4/19/2015: How location-aware app can get lost on WiFi, USA Today

I’ve touched on this topic before, but this time I had the benefit of talking to some smart mobile-app developers who clued me into some important differences in how location-based apps work in iOS and Android.

Weekly output: broadband, favorite gadgets, competition, Mountain Lion, miniaturization, location awareness, IP addresses

I don’t usually write this much in a week for my two oldest regular clients (“oldest” being a relative term, since it’s been just over a year since my first post for Discovery), but the scheduling worked out that way.

7/25/2012: Internet Costs and Choices Still Stink, Discovery News

This critique of the FCC’s latest study of the U.S. residential broadband market might have gone up last week had I not set it aside to write about Reddit’s coverage of the Aurora shootings. Instead, I gave it another couple of days. In that time, I came up with the somewhat contrived illustration shown here: an Ethernet cable twisted in the shape of a question mark in front of the FCC report as seen in a laptop’s browser. The headline here overstates things slightly–pricing for most consumer-grade connections doesn’t seem that bad, at least if you compare it to cable TV–but nobody can say the state of competition is good.

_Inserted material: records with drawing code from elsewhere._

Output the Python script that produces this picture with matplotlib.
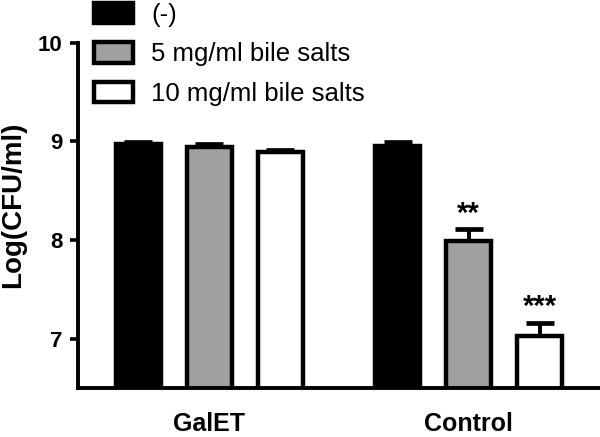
import numpy as np
import matplotlib.pyplot as plt

plt.rcParams['font.family'] = ['Liberation Sans', 'DejaVu Sans']

groups = ["GalET", "Control"]
series = ["(-)", "5 mg/ml bile salts", "10 mg/ml bile salts"]
means = [[8.97, 8.95],
         [8.94, 7.99],
         [8.89, 7.03]]
errs = [[0.02, 0.04],
        [0.03, 0.12],
        [0.02, 0.13]]
stars = [["", ""],
         ["", "**"],
         ["", "***"]]
colors = ["black", "#a0a0a0", "white"]

fig = plt.figure(figsize=(6, 4.37), dpi=100)
ax = fig.add_axes([0.13, 0.112, 0.87, 0.79])

group_x = np.array([0, 3.65])
width = 0.64
for i in range(3):
    x = group_x + (i - 1)
    ax.bar(x, means[i], width, bottom=0, color=colors[i], edgecolor='black',
           linewidth=3.2, label=series[i], zorder=2)
    ax.errorbar(x, means[i], yerr=[np.zeros(2), errs[i]], fmt='none', ecolor='black',
                elinewidth=2.8, capsize=10, capthick=3.4, zorder=1)
    for xi, m, e, s in zip(x, means[i], errs[i], stars[i]):
        if s:
            ax.annotate(s, (xi, m + e), xytext=(0, 5.5), textcoords='offset points',
                        ha='center', va='baseline', fontsize=21, fontweight='bold')

ax.set_ylim(6.5, 10)
ax.set_xlim(-1.85, 5.5)
ax.set_yticks([7, 8, 9, 10])
ax.set_xticks(group_x)
ax.set_xticklabels(groups, fontsize=18, fontweight='bold')
ax.tick_params(axis='x', length=0, pad=17)
ax.tick_params(axis='y', width=2.6, length=6, labelsize=16, pad=5)
for lbl in ax.get_yticklabels():
    lbl.set_fontweight('bold')
ax.set_ylabel("Log(CFU/ml)", fontsize=20, fontweight='bold')
ax.yaxis.set_label_coords(-0.1, 0.53)
ax.spines['top'].set_visible(False)
ax.spines['right'].set_visible(False)
ax.spines['left'].set_linewidth(2.8)
ax.spines['bottom'].set_linewidth(2.8)

fig.legend(loc='upper left', bbox_to_anchor=(91 / 600, 1.0), frameon=False, fontsize=18.5,
           borderpad=0.1, borderaxespad=0, handlelength=1.55, handleheight=0.85,
           labelspacing=0.6, handletextpad=0.7)

fig.savefig('out.png', dpi=100)
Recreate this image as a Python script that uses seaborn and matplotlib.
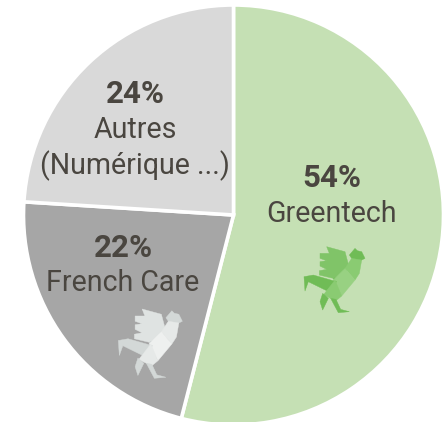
#!/usr/bin/env python3
import matplotlib
matplotlib.use('Agg')
import matplotlib.pyplot as plt
from matplotlib.patches import Polygon
import seaborn as sns

labels = ['Greentech', 'French Care', 'Autres\n(Numérique ...)']
pcts = [54, 22, 24]
colors = ['#c5e0b4', '#a6a6a6', '#d9d9d9']
text_color = '#4a4640'

sns.set_theme(style='white')
plt.rcParams['font.family'] = ['Roboto', 'DejaVu Sans']

W, H = 445, 422
fig = plt.figure(figsize=(W / 100, H / 100), dpi=100)
ax = fig.add_axes([0, 0, 1, 1])
ax.pie(pcts, colors=colors, startangle=90, counterclock=False,
       radius=210, center=(233.5, H - 215), frame=False,
       wedgeprops={'edgecolor': 'white', 'linewidth': 2.6})
ax.set_xlim(0, W)
ax.set_ylim(0, H)
ax.set_aspect('equal')
ax.axis('off')


def label(x, y, txt, bold=False):
    ax.text(x, H - y, txt, ha='center', va='center', color=text_color,
            fontsize=22.5 if bold else 20.6, fontweight='bold' if bold else 'normal')


label(332, 178, f'{pcts[0]}%', True)
label(332, 214, labels[0])
label(123, 248, f'{pcts[1]}%', True)
label(123, 283, labels[1])
label(135, 94, f'{pcts[2]}%', True)
label(135, 130, 'Autres')
label(135, 166, '(Numérique ...)')

facets = [
    ([(140, 50), (195, 65), (207, 110), (190, 135), (160, 145), (118, 135), (118, 122), (140, 118),
      (120, 108), (120, 95), (140, 92), (120, 85), (120, 70), (148, 70)], 0),
    ([(160, 145), (190, 135), (207, 110), (195, 115), (165, 155)], 1),
    ([(208, 75), (225, 55), (232, 62), (245, 65), (255, 85), (245, 90), (232, 95), (215, 85)], 1),
    ([(215, 85), (245, 90), (238, 130), (225, 150), (195, 115)], 2),
    ([(195, 115), (225, 150), (185, 198), (160, 150)], 3),
    ([(72, 140), (100, 135), (170, 155), (140, 182), (85, 155), (75, 183)], 1),
    ([(140, 182), (165, 150), (185, 198), (168, 212), (130, 195)], 2),
    ([(128, 190), (145, 205), (128, 240), (120, 215)], 1),
    ([(168, 208), (182, 238), (208, 245), (175, 248), (152, 205)], 1),
]


def coq(x0, y0, s, shades):
    for pts, shade in facets:
        xy = [(x0 + (px - 72) / 3 * s, H - (y0 + (py - 50) / 3 * s)) for px, py in pts]
        ax.add_patch(Polygon(xy, closed=True, facecolor=shades[shade], edgecolor=shades[shade], linewidth=0.3))


coq(304, 246.7, 1.0, ['#80c468', '#70bc56', '#8acb72', '#98d182'])
coq(118.3, 309, 1.05, ['#dfe3e2', '#d3d8d7', '#e6e9e8', '#eef0ef'])

fig.savefig('out.png', dpi=100)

I updated the post a day later to add a reference to Google’s just-announced pricing for its Kansas City fiber-optic service (1 billion bits per second for $70 a month, 1 Gbps plus a set of TV channels that exclude ESPN for $120, or 5 Mbps for free after a connection fee).

7/25/2012: Tech Team’s Favorite Gadgets: Photos, Discovery News

As I mentioned upfront, it’s been just over a year since Discovery set out to cover tech and gadget news more closely. This photo gallery, featuring myself and the other regular Discovery contributors writing about gadgets we’ve appreciated more than most, marks that anniversary.

7/25/2012: Rethinking the State of Competition, CEA Digital Dialogue

This reassessment of the relative openness of a few key consumer-tech markets was going to be last week’s post for CEA–as you can see, it’s responding to Microsoft’s pulling out its MSNBC joint venture and Yahoo hiring Google’s Marissa Mayer as its new CEO–but got held up for various reasons. I’m not sure there was a solid 800-word blog post in this topic, but once I realized that I didn’t have time to crank out something different–I was late enough already.

7/27/2012: Your Device Can Be Too Small And Too Thin, CEA Digital Dialogue

Here I question the move to make ever-thinner gadgets at the cost of connectivity, expandability, compatibility and repairability. I could have written it at any time over the last few months, but buying a MacBook Air laptop–and realizing how much more I had to think about its memory allocation when I couldn’t upgrade that later on–closed the deal for me.

7/27/2012: Apple’s Mountain Lion: More of iOS in OS X, Discovery News

I feel better about Mountain Lion than I do about Lion–but I also recall that some of Lion’s annoyances took a few weeks to sink in. You’ll have to ask me in a month if I’m still spending much time checking the Notifications list, using the Share buttons in Safari and the Finder, or employing the Dictation feature to crank out short snippets of text. I also wonder if by then I will have figured out why the MacBook doesn’t see my Canon printer/scanner; nobody had an answer when I asked on Google+, and this post hasn’t generated any input on that subject either.

7/29/2012: How your phone gets location-confused, USA Today

Giving readers a refresher course in how smartphones fix their location through network signals, WiFi and GPS allowed me to bring orbital mechanics into an article, which doesn’t happen all that often. If I hadn’t written this a couple of weeks earlier (my editor was going on vacation), the second part of this column could also have noted the newfound interest of some U.S. Olympics viewers in using proxy servers to watch the BBC’s reportedly-excellent streaming video of the 2012 games.